- [YOUR INSTRUCTIONS]
All pictures are to be skipped; retype only the lines from the top of the entries through the line with "fig.savefig('out.png', dpi=100)", both included.

[Code that draws figures]
▼

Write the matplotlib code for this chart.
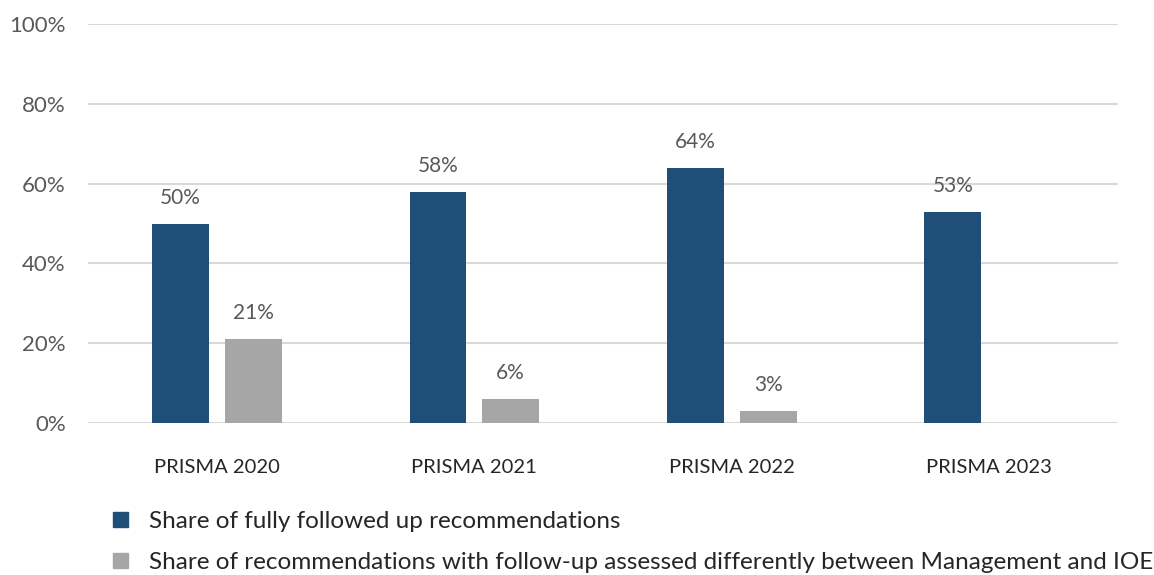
import numpy as np
from matplotlib import pyplot as plt
from matplotlib.patches import Patch

categories = ['PRISMA 2020', 'PRISMA 2021', 'PRISMA 2022', 'PRISMA 2023']
fully_followed = [50, 58, 64, 53]
assessed_diff = [21, 6, 3, np.nan]
series_names = ['Share of fully followed up recommendations',
                'Share of recommendations with follow-up assessed differently between Management and IOE']

blue = '#1F4E79'
gray = '#A6A6A6'
txt = '#595959'

plt.rcParams['font.family'] = ['Lato', 'DejaVu Sans']

fig = plt.figure(figsize=(11.54, 5.75), dpi=100)
ax = fig.add_axes([0.0763, 0.2643, 0.8925, 0.694])

x = np.arange(len(categories))
w = 0.221
off = 0.141
b1 = ax.bar(x - off, fully_followed, w, color=blue, zorder=3)
b2 = ax.bar(x + off, assessed_diff, w, color=gray, zorder=3)

for rects, vals in ((b1, fully_followed), (b2, assessed_diff)):
    for r, v in zip(rects, vals):
        if np.isnan(v):
            continue
        ax.text(r.get_x() + r.get_width() / 2, v + 4, f'{v:.0f}%', ha='center', va='bottom',
                fontsize=15, color=txt)

ax.set_xlim(-0.5, len(categories) - 0.5)
ax.set_ylim(0, 100)
ax.set_yticks(range(0, 101, 20))
ax.set_yticklabels([f'{t}%' for t in range(0, 101, 20)])
ax.set_xticks(x)
ax.set_xticklabels(categories)
ax.tick_params(axis='y', length=0, pad=16, labelsize=16, labelcolor=txt)
ax.tick_params(axis='x', length=0, pad=26, labelsize=14.5, labelcolor='#262626')
ax.grid(axis='y', color='#D9D9D9', linewidth=1.5, zorder=0)
ax.set_axisbelow(True)
for s in ax.spines.values():
    s.set_visible(False)

handles = [Patch(color=blue), Patch(color=gray)]
fig.legend(handles, series_names, loc='upper left', bbox_to_anchor=(0.0895, 0.128),
           frameon=False, fontsize=17.5, handlelength=0.6, handleheight=0.6,
           handletextpad=0.9, labelspacing=0.82, labelcolor='#262626', borderaxespad=0)

fig.savefig('out.png', dpi=100)
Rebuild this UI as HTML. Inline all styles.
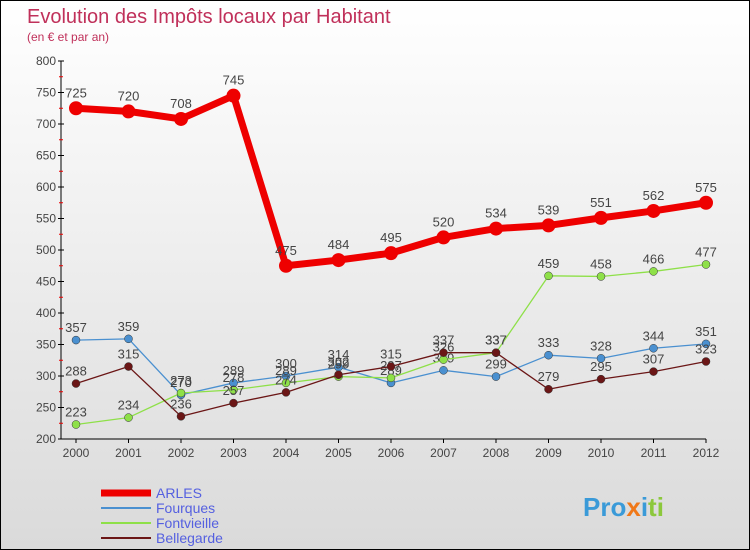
<!DOCTYPE html>
<html><head><meta charset="utf-8"><style>
body{margin:0;}
#c{width:748px;height:548px;border:1px solid #000;background:linear-gradient(#fff,#dadada);position:relative;font-family:"Liberation Sans","DejaVu Sans",sans-serif;overflow:hidden}
</style></head><body>
<div id="c">
<svg id="s" width="748" height="548" xmlns="http://www.w3.org/2000/svg"></svg>
</div>
<script>
const years=[2000,2001,2002,2003,2004,2005,2006,2007,2008,2009,2010,2011,2012];
const arles=[725,720,708,745,475,484,495,520,534,539,551,562,575];
const fourques=[357,359,270,289,300,314,289,309,299,333,328,344,351];
const fontvieille=[223,234,273,278,289,299,297,326,337,459,458,466,477];
const bellegarde=[288,315,236,257,274,302,315,337,337,279,295,307,323];
const yTicks=[200,250,300,350,400,450,500,550,600,650,700,750,800];
const svg=document.getElementById('s');
const NS='http://www.w3.org/2000/svg';
const X=i=>75+i*52.5, Y=v=>438-(v-200)*0.63;
function el(t,a,p){const e=document.createElementNS(NS,t);for(const k in a)e.setAttribute(k,a[k]);(p||svg).appendChild(e);return e;}
let t=el('text',{x:26,y:22,fill:'#c0305a','font-size':20});t.textContent='Evolution des Impôts locaux par Habitant';


t=el('text',{x:26,y:40,fill:'#c0305a','font-size':12});t.textContent='(en € et par an)';


const ax=el('g',{});


el('line',{x1:60,y1:Y(800),x2:60,y2:Y(200),stroke:'#000'},ax);
el('line',{x1:60,y1:Y(200),x2:X(12),y2:Y(200),stroke:'#000'},ax);
yTicks.forEach(v=>{el('line',{x1:57,x2:63,y1:Y(v),y2:Y(v),stroke:'#000'},ax);
 if(v<800)el('line',{x1:58,x2:62,y1:Y(v+25),y2:Y(v+25),stroke:'#e00'},ax);
 const l=el('text',{x:55,y:Y(v)+4,'text-anchor':'end','font-size':12,fill:'#444'},ax);l.textContent=v;});
years.forEach((y,i)=>{el('line',{x1:X(i),x2:X(i),y1:Y(200),y2:Y(200)+4,stroke:'#000'},ax);
 const l=el('text',{x:X(i),y:Y(200)+18,'text-anchor':'middle','font-size':12,fill:'#444'},ax);l.textContent=y;});
function series(d,col,w,r,name){
 const g=el('g',{});
 
 
 el('polyline',{points:d.map((v,i)=>X(i)+','+Y(v)).join(' '),fill:'none',stroke:col,'stroke-width':w,'stroke-linejoin':'round'},g);
 d.forEach((v,i)=>{el('circle',{cx:X(i),cy:Y(v),r:r,fill:col,stroke:w>3?'none':'#333','stroke-width':0.5},g);
  const l=el('text',{x:X(i),y:Y(v)-(w>3?11:8),'text-anchor':'middle','font-size':13,fill:'#444'},g);l.textContent=v;});
}
series(fourques,'#4a90d0',1.3,4,'series-fourques');
series(fontvieille,'#8ee048',1.3,4,'series-fontvieille');
series(bellegarde,'#6b1616',1.3,4,'series-bellegarde');
series(arles,'#ee0000',7,7,'series-arles');
const leg=[['ARLES','#ee0000',7],['Fourques','#4a90d0',2],['Fontvieille','#8ee048',2],['Bellegarde','#6b1616',2]];
leg.forEach((l,i)=>{const g=el('g',{});
 
 
 const y=492+i*15;
 el('line',{x1:100,x2:150,y1:y,y2:y,stroke:l[1],'stroke-width':l[2]},g);
 const tx=el('text',{x:155,y:y+5,'font-size':14,fill:'#5560e0'},g);tx.textContent=l[0];});
const lg=el('text',{x:582,y:515,'font-size':26,'font-weight':'bold',fill:'#f09020'});


lg.innerHTML='<tspan fill="#3a9ad8">Pro</tspan><tspan fill="#f07818">x</tspan><tspan fill="#3a9ad8">i</tspan><tspan fill="#8cc83c">ti</tspan>';
</script>
</body></html>
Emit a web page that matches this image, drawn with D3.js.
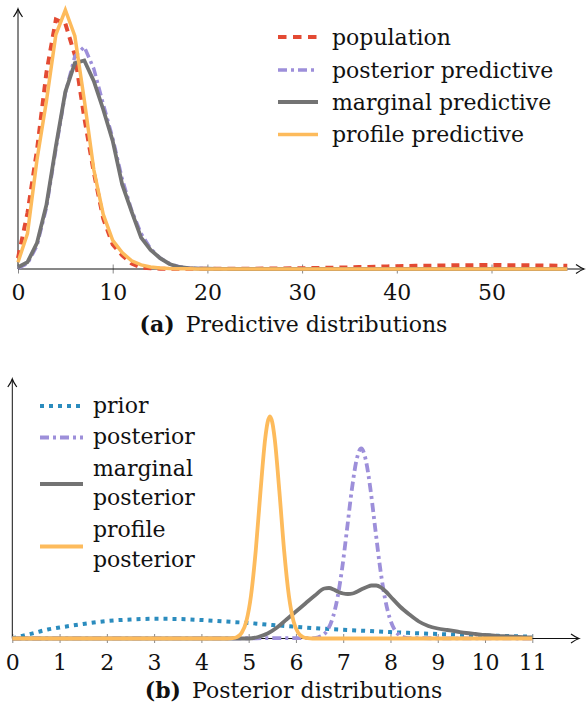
<!DOCTYPE html>
<html>
<head>
<meta charset="utf-8">
<script src="https://cdn.jsdelivr.net/npm/d3@7"></script>
<style>
  body { margin: 0; background: #fff; }
  svg text { font-family: "DejaVu Serif", serif; fill: #111; }
</style>
</head>
<body>
<div id="chart"></div>
<script>
// ---- panel (a): predictive distributions, evaluated at integer counts 0..58 ----
var predCounts = d3.range(0, 59);
var predTicks = [0, 10, 20, 30, 40, 50];

var population = [0.008, 0.041, 0.087, 0.144, 0.183, 0.180, 0.157, 0.111, 0.071, 0.037,
    0.018, 0.010, 0.004, 0.001, 0.0005, 0.0002, 0.0001, 0.0001, 0.0001, 0.0001,
    0.0001, 0.0001, 0.0001, 0.0001, 0.0002, 0.0002, 0.0003, 0.0003, 0.0004, 0.0005,
    0.0006, 0.0007, 0.0008, 0.0009, 0.0011, 0.0012, 0.0014, 0.0015, 0.0017, 0.0019,
    0.0021, 0.0022, 0.0023, 0.0024, 0.0025, 0.0026, 0.0027, 0.0028, 0.0028, 0.0029,
    0.0029, 0.0029, 0.0028, 0.0028, 0.0027, 0.0026, 0.0025, 0.0024, 0.0023];
var posteriorPredictive = [0.0007, 0.004, 0.017, 0.045, 0.088, 0.129, 0.156, 0.163, 0.147, 0.121,
    0.096, 0.066, 0.043, 0.026, 0.015, 0.008, 0.004, 0.0017, 0.0008, 0.0004,
    0.0002, 0.0001, 0.0001, 0, 0, 0, 0, 0, 0, 0,
    0, 0, 0, 0, 0, 0, 0, 0, 0, 0,
    0, 0, 0, 0, 0, 0, 0, 0, 0, 0,
    0, 0, 0, 0, 0, 0, 0, 0, 0];
var marginalPredictive = [0.0013, 0.005, 0.019, 0.047, 0.090, 0.130, 0.151, 0.153, 0.138, 0.117,
    0.094, 0.062, 0.042, 0.023, 0.014, 0.008, 0.0037, 0.0015, 0.0007, 0.0003,
    0.0002, 0.0001, 0.0001, 0, 0, 0, 0, 0, 0, 0,
    0, 0, 0, 0, 0, 0, 0, 0, 0, 0,
    0, 0, 0, 0, 0, 0, 0, 0, 0, 0,
    0, 0, 0, 0, 0, 0, 0, 0, 0];
var profilePredictive = [0.005, 0.026, 0.080, 0.123, 0.172, 0.190, 0.171, 0.124, 0.073, 0.040,
    0.021, 0.012, 0.006, 0.003, 0.0015, 0.0007, 0.0003, 0.0002, 0.0001, 0,
    0, 0, 0, 0, 0, 0, 0, 0, 0, 0,
    0, 0, 0, 0, 0, 0, 0, 0, 0, 0,
    0, 0, 0, 0, 0, 0, 0, 0, 0, 0,
    0, 0, 0, 0, 0, 0, 0, 0, 0];

// ---- panel (b): posterior distributions over the parameter ----
var postTicks = [0, 1, 2, 3, 4, 5, 6, 7, 8, 9, 10, 11];

var priorX = [0, 0.25, 0.5, 0.75, 1, 1.5, 2, 2.5, 3, 3.5, 4, 4.5, 5, 5.5, 6, 6.5, 7, 7.5, 8, 8.5, 9, 9.5, 10, 10.5, 11];
var priorY = [0, 0.03, 0.06, 0.09, 0.11, 0.145, 0.175, 0.19, 0.197, 0.195, 0.185, 0.17, 0.155, 0.135,
    0.117, 0.10, 0.087, 0.076, 0.064, 0.054, 0.045, 0.037, 0.03, 0.024, 0.019];

var posteriorX = [0, 6.38, 6.48, 6.58, 6.68, 6.78, 6.88, 6.98, 7.08, 7.18, 7.28, 7.38,
    7.48, 7.58, 7.68, 7.78, 7.88, 7.98, 8.08, 8.18, 8.28, 8.38, 11];
var posteriorY = [0, 0.004, 0.013, 0.037, 0.093, 0.21, 0.41, 0.71, 1.09, 1.48, 1.78, 1.90,
    1.78, 1.48, 1.09, 0.71, 0.41, 0.21, 0.093, 0.037, 0.013, 0.004, 0];

var marginalX = [0, 5.0, 5.2, 5.4, 5.6, 5.8, 6.0, 6.2, 6.4, 6.6, 6.7, 6.8, 6.9, 7.0, 7.1, 7.2,
    7.3, 7.4, 7.5, 7.6, 7.7, 7.8, 7.9, 8.0, 8.2, 8.4, 8.6, 8.8, 9.0, 9.2, 9.4, 9.6, 9.8,
    10.0, 10.2, 10.4, 10.6, 10.8, 11.0];
var marginalY = [0, 0, 0.015, 0.05, 0.11, 0.19, 0.27, 0.35, 0.43, 0.50, 0.505, 0.49, 0.465,
    0.45, 0.445, 0.45, 0.47, 0.495, 0.515, 0.53, 0.53, 0.51, 0.47, 0.42, 0.32, 0.24, 0.17,
    0.125, 0.10, 0.085, 0.07, 0.055, 0.045, 0.035, 0.028, 0.023, 0.018, 0.014, 0.01];

var profileX = [0, 4.55, 4.65, 4.75, 4.85, 4.95, 5.05, 5.15, 5.25, 5.35, 5.40, 5.45, 5.50,
    5.55, 5.65, 5.75, 5.85, 5.95, 6.05, 6.15, 6.25, 6.35, 11];
var profileY = [0, 0, 0.003, 0.014, 0.054, 0.17, 0.43, 0.88, 1.47, 2.00, 2.16, 2.22, 2.16,
    2.00, 1.47, 0.88, 0.43, 0.17, 0.054, 0.014, 0.003, 0, 0];

var colors = {red: "#e34a33", purple: "#9d8fda", gray: "#737373", orange: "#fdbb5c", blue: "#2b8cbe"};

var width = 587, height = 709;
var svg = d3.select("#chart").append("svg")
    .attr("width", width)
    .attr("height", height);

//draws the little latex-style arrow head at (x,y) pointing in direction dir
function arrowHead(g, x, y, dir) {
    var p = dir === "right"
        ? "M" + (x - 8) + "," + (y - 4.5) + " Q" + (x - 3) + "," + (y - 1) + " " + x + "," + y +
          " Q" + (x - 3) + "," + (y + 1) + " " + (x - 8) + "," + (y + 4.5)
        : "M" + (x - 4.5) + "," + (y + 8) + " Q" + (x - 1) + "," + (y + 3) + " " + x + "," + y +
          " Q" + (x + 1) + "," + (y + 3) + " " + (x + 4.5) + "," + (y + 8);
    g.append("path").attr("d", p)
        .attr("fill", "none").attr("stroke", "#111").attr("stroke-width", 1.2);
}

function drawAxes(g, x, y, ticks, xEnd, yTop, labelOffset) {
    var x0 = x.range()[0], base = y.range()[0];

    var ax = g.append("g")
        .attr("transform", "translate(0," + base + ")")
        .call(d3.axisBottom(x).tickValues(ticks).tickSize(0).tickFormat(d3.format("d")));
    ax.select(".domain").remove();
    ax.selectAll(".tick line")
        .attr("y1", -4.5).attr("y2", 4.5)
        .attr("stroke", "#888").attr("stroke-width", 1);
    ax.selectAll(".tick text")
        .attr("y", labelOffset).attr("dy", null)
        .attr("font-size", 22).attr("font-family", "DejaVu Serif").attr("fill", "#111");

    g.append("line")
        .attr("x1", x0).attr("x2", xEnd).attr("y1", base).attr("y2", base)
        .attr("stroke", "#111").attr("stroke-width", 1);
    g.append("line")
        .attr("x1", x0).attr("x2", x0).attr("y1", base).attr("y2", yTop)
        .attr("stroke", "#111").attr("stroke-width", 1);
    arrowHead(g, xEnd, base, "right");
    arrowHead(g, x0, yTop, "up");
}

function drawLegend(g, items, x1, x2, textX) {
    items.forEach(function(it) {
        g.append("line")
            .attr("x1", x1).attr("x2", x2).attr("y1", it.y).attr("y2", it.y)
            .attr("stroke", it.color).attr("stroke-width", it.width)
            .attr("stroke-dasharray", it.dash);
        it.lines.forEach(function(t, i) {
            g.append("text")
                .attr("x", textX).attr("y", it.textY[i])
                .attr("font-size", 22)
                .text(t);
        });
    });
}

function caption(g, label, rest, y) {
    var t = g.append("text")
        .attr("x", width / 2).attr("y", y)
        .attr("text-anchor", "middle")
        .attr("font-size", 22);
    t.append("tspan").attr("font-weight", "bold").text(label);
    t.append("tspan").text("\u2002" + rest);
}

// ===== panel (a) =====
var gA = svg.append("g");
var xA = d3.scaleLinear().domain([0, 50]).range([18, 491.5]);
var yA = d3.scaleLinear().domain([0, 0.19]).range([269, 10]);

drawAxes(gA, xA, yA, predTicks, 584, 9, 30.5);

var lineA = d3.line()
    .x(function(d) { return xA(d[0]); })
    .y(function(d) { return yA(d[1]); });

var seriesA = [
    {vals: population, color: colors.red, width: 4, dash: "8,6"},
    {vals: posteriorPredictive, color: colors.purple, width: 3.5, dash: "9,4,3,4"},
    {vals: marginalPredictive, color: colors.gray, width: 3.8, dash: null},
    {vals: profilePredictive, color: colors.orange, width: 3.5, dash: null}
];
seriesA.forEach(function(s) {
    gA.append("path")
        .datum(predCounts.map(function(c, i) { return [c, s.vals[i]]; }))
        .attr("d", lineA)
        .attr("fill", "none")
        .attr("stroke", s.color)
        .attr("stroke-width", s.width)
        .attr("stroke-dasharray", s.dash);
});

drawLegend(gA, [
    {y: 37, color: colors.red, width: 4, dash: "8.5,6.5", lines: ["population"], textY: [45]},
    {y: 70, color: colors.purple, width: 3.5, dash: "9,4,3,4", lines: ["posterior predictive"], textY: [78]},
    {y: 102, color: colors.gray, width: 4, dash: null, lines: ["marginal predictive"], textY: [110]},
    {y: 134.5, color: colors.orange, width: 3.5, dash: null, lines: ["profile predictive"], textY: [142]}
], 278, 318, 332);

caption(gA, "(a)", "Predictive distributions", 332);

// ===== panel (b) =====
var gB = svg.append("g");
var xB = d3.scaleLinear().domain([0, 11]).range([12.3, 532.3]);
var yB = d3.scaleLinear().domain([0, 2.6]).range([638.5, 378.5]);

drawAxes(gB, xB, yB, postTicks, 579, 379, 31.5);

var lineB = d3.line()
    .curve(d3.curveMonotoneX)
    .x(function(d) { return xB(d[0]); })
    .y(function(d) { return yB(d[1]); });

var seriesB = [
    {xs: priorX, ys: priorY, color: colors.blue, width: 4, dash: "4,5"},
    {xs: posteriorX, ys: posteriorY, color: colors.purple, width: 3.8, dash: "9,4,3,4"},
    {xs: marginalX, ys: marginalY, color: colors.gray, width: 3.8, dash: null},
    {xs: profileX, ys: profileY, color: colors.orange, width: 3.8, dash: null}
];
seriesB.forEach(function(s) {
    gB.append("path")
        .datum(s.xs.map(function(v, i) { return [v, s.ys[i]]; }))
        .attr("d", lineB)
        .attr("fill", "none")
        .attr("stroke", s.color)
        .attr("stroke-width", s.width)
        .attr("stroke-dasharray", s.dash);
});

drawLegend(gB, [
    {y: 406, color: colors.blue, width: 4, dash: "4,5", lines: ["prior"], textY: [413]},
    {y: 437.5, color: colors.purple, width: 3.8, dash: "9,4,3,4", lines: ["posterior"], textY: [444]},
    {y: 484, color: colors.gray, width: 4, dash: null, lines: ["marginal", "posterior"], textY: [476, 505]},
    {y: 546.5, color: colors.orange, width: 4, dash: null, lines: ["profile", "posterior"], textY: [537, 567]}
], 40, 83, 93);

caption(gB, "(b)", "Posterior distributions", 698);
</script>
</body>
</html>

▲

- [EXERCISE RESPONSE]
Write the matplotlib code for this chart.
import numpy as np
from matplotlib import pyplot as plt
from matplotlib.patches import Patch

categories = ['PRISMA 2020', 'PRISMA 2021', 'PRISMA 2022', 'PRISMA 2023']
fully_followed = [50, 58, 64, 53]
assessed_diff = [21, 6, 3, np.nan]
series_names = ['Share of fully followed up recommendations',
                'Share of recommendations with follow-up assessed differently between Management and IOE']

blue = '#1F4E79'
gray = '#A6A6A6'
txt = '#595959'

plt.rcParams['font.family'] = ['Lato', 'DejaVu Sans']

fig = plt.figure(figsize=(11.54, 5.75), dpi=100)
ax = fig.add_axes([0.0763, 0.2643, 0.8925, 0.694])

x = np.arange(len(categories))
w = 0.221
off = 0.141
b1 = ax.bar(x - off, fully_followed, w, color=blue, zorder=3)
b2 = ax.bar(x + off, assessed_diff, w, color=gray, zorder=3)

for rects, vals in ((b1, fully_followed), (b2, assessed_diff)):
    for r, v in zip(rects, vals):
        if np.isnan(v):
            continue
        ax.text(r.get_x() + r.get_width() / 2, v + 4, f'{v:.0f}%', ha='center', va='bottom',
                fontsize=15, color=txt)

ax.set_xlim(-0.5, len(categories) - 0.5)
ax.set_ylim(0, 100)
ax.set_yticks(range(0, 101, 20))
ax.set_yticklabels([f'{t}%' for t in range(0, 101, 20)])
ax.set_xticks(x)
ax.set_xticklabels(categories)
ax.tick_params(axis='y', length=0, pad=16, labelsize=16, labelcolor=txt)
ax.tick_params(axis='x', length=0, pad=26, labelsize=14.5, labelcolor='#262626')
ax.grid(axis='y', color='#D9D9D9', linewidth=1.5, zorder=0)
ax.set_axisbelow(True)
for s in ax.spines.values():
    s.set_visible(False)

handles = [Patch(color=blue), Patch(color=gray)]
fig.legend(handles, series_names, loc='upper left', bbox_to_anchor=(0.0895, 0.128),
           frameon=False, fontsize=17.5, handlelength=0.6, handleheight=0.6,
           handletextpad=0.9, labelspacing=0.82, labelcolor='#262626', borderaxespad=0)

fig.savefig('out.png', dpi=100)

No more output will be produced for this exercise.